A “type A” personality is often thought to be something to proud of. Companies look for those seemingly tireless go-getters with high ambitions and the drive to achieve them. Type A people may often seem on track to making their dreams come true. But research suggests there may be a downside to it too—namely, an increased risk of stroke.

According to an article on EurekAlert.org, a paper published online in the Journal of Neurology, Neurosurgery and Psychiatry has found a link between a high risk of stroke and chronic stress brought on by “major life stressors and type A personality traits.” Researchers identify major life stressors as those that last for periods longer than six months.

For the study, researchers looked at 150 adults who had been admitted into the same stroke unit and compared them to those of 300 randomly selected people who lived in the same area, but were healthy. Participants answered questions about their lifestyle and were assessed for their risk factors for stroke. They were also checked for symptoms like anxiety and depression and were scored on the ERCTA scale, which measures whether a person exhibits type A personality traits.

The numbers, once collated and compared to those of the healthy control group, were telling. Here are some of them:

  • Scoring high on the ERCTA scale, indicating that you might have a type A personality, doubles your stroke risk.
  • You also double your stroke risk if you were or are a smoker and if you drink an average of two or more energy drinks daily.
  • Daytime sleepiness makes you three times more likely to get a stroke.
  • The same numbers apply to those with heart rhythm disturbances.
  • Experiencing a major life event in the previous year makes you four times more vulnerable to stroke.

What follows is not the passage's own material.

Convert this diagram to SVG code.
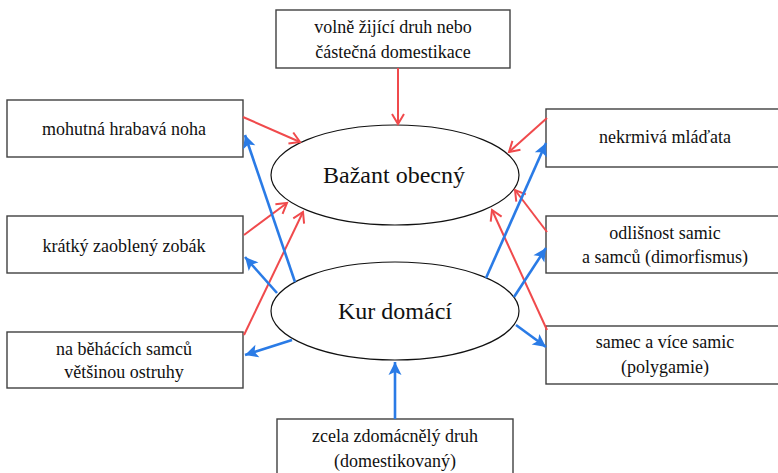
<svg xmlns="http://www.w3.org/2000/svg" width="778" height="473" viewBox="0 0 778 473">
<style>
.box{fill:#fff;stroke:#404040;stroke-width:1.4}
.ell{fill:#fff;stroke:#111;stroke-width:1.2}
.red{stroke:#F04A4C;stroke-width:2;fill:none;marker-end:url(#ra)}
.blue{stroke:#2A7BE6;stroke-width:2.6;fill:none;marker-end:url(#ba)}
</style>
<defs>
<marker id="ra" markerUnits="userSpaceOnUse" markerWidth="16" markerHeight="16" viewBox="-12 -8 14 16" refX="0" refY="0" orient="auto">
<path d="M-10,-6 L0,0 L-10,6" fill="none" stroke="#F04A4C" stroke-width="2"/>
</marker>
<marker id="ba" markerUnits="userSpaceOnUse" markerWidth="16" markerHeight="16" viewBox="-14 -8 16 16" refX="0" refY="0" orient="auto">
<path d="M-13,-6.5 L0,0 L-13,6.5 L-10,0 z" fill="#2A7BE6"/>
</marker>
</defs>
<g id="n-top"><rect class="box" x="276" y="10" width="234" height="58"/><text font-family="Liberation Serif" font-size="18" text-anchor="middle" fill="#111" x="393" y="33">volně žijící druh nebo</text><text font-family="Liberation Serif" font-size="18" text-anchor="middle" fill="#111" x="393" y="58">částečná domestikace</text></g>
<g id="n-bottom"><rect class="box" x="277" y="419" width="236" height="62"/><text font-family="Liberation Serif" font-size="18" text-anchor="middle" fill="#111" x="395" y="442">zcela zdomácnělý druh</text><text font-family="Liberation Serif" font-size="18" text-anchor="middle" fill="#111" x="395" y="467">(domestikovaný)</text></g>
<g id="n-l1"><rect class="box" x="7" y="100" width="236" height="57"/><text font-family="Liberation Serif" font-size="18" text-anchor="middle" fill="#111" x="124" y="135">mohutná hrabavá noha</text></g>
<g id="n-l2"><rect class="box" x="7" y="216" width="236" height="57"/><text font-family="Liberation Serif" font-size="18" text-anchor="middle" fill="#111" x="124" y="252">krátký zaoblený zobák</text></g>
<g id="n-l3"><rect class="box" x="7" y="332" width="236" height="56"/><text font-family="Liberation Serif" font-size="18" text-anchor="middle" fill="#111" x="124" y="355">na běhácích samců</text><text font-family="Liberation Serif" font-size="18" text-anchor="middle" fill="#111" x="124" y="378">většinou ostruhy</text></g>
<g id="n-r1"><rect class="box" x="546" y="109" width="240" height="58"/><text font-family="Liberation Serif" font-size="18" text-anchor="middle" fill="#111" x="665" y="143">nekrmivá mláďata</text></g>
<g id="n-r2"><rect class="box" x="546" y="216" width="240" height="57"/><text font-family="Liberation Serif" font-size="18" text-anchor="middle" fill="#111" x="665" y="239">odlišnost samic</text><text font-family="Liberation Serif" font-size="18" text-anchor="middle" fill="#111" x="665" y="263">a samců (dimorfismus)</text></g>
<g id="n-r3"><rect class="box" x="546" y="326" width="240" height="58"/><text font-family="Liberation Serif" font-size="18" text-anchor="middle" fill="#111" x="665" y="348">samec a více samic</text><text font-family="Liberation Serif" font-size="18" text-anchor="middle" fill="#111" x="665" y="373">(polygamie)</text></g>
<g id="n-bazant"><ellipse class="ell" cx="395" cy="175" rx="124" ry="50"/><text font-family="Liberation Serif" font-size="24" text-anchor="middle" fill="#111" x="394" y="183">Bažant obecný</text></g>
<g id="n-kur"><ellipse class="ell" cx="395" cy="311" rx="124" ry="49"/><text font-family="Liberation Serif" font-size="24" text-anchor="middle" fill="#111" x="395" y="319">Kur domácí</text></g>
<g id="connectors">
<line class="red" x1="398" y1="68" x2="398" y2="124"/>
<line class="red" x1="243" y1="117" x2="300" y2="142"/>
<line class="red" x1="244" y1="235" x2="287" y2="203"/>
<line class="red" x1="244" y1="335" x2="303" y2="212"/>
<line class="red" x1="547" y1="118" x2="509" y2="152"/>
<line class="red" x1="547" y1="232" x2="515" y2="190"/>
<line class="red" x1="547" y1="330" x2="492" y2="210"/>
<line class="blue" x1="295" y1="282" x2="245" y2="135"/>
<line class="blue" x1="277" y1="293" x2="245" y2="257"/>
<line class="blue" x1="292" y1="340" x2="245" y2="355"/>
<line class="blue" x1="486" y1="278" x2="546" y2="143"/>
<line class="blue" x1="514" y1="297" x2="546" y2="248"/>
<line class="blue" x1="516" y1="325" x2="546" y2="347"/>
<line class="blue" x1="395" y1="419" x2="395" y2="362"/>
</g>
</svg>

All these traits, however, could be associated with type A behavior and a generally stressful life.

So while we’re not saying that you need to put your goals on hold while you chill out and relax, we are saying that it would be a good idea to make sure you invest time and effort in de-stressing, such as taking well-earned vacations, meditating, spending quality time with loved ones and what not. Check out our De-stressing subchannel for tips. And remember, what’s the point of working hard for to be successful if you compromise your health so much you may not be around to enjoy it?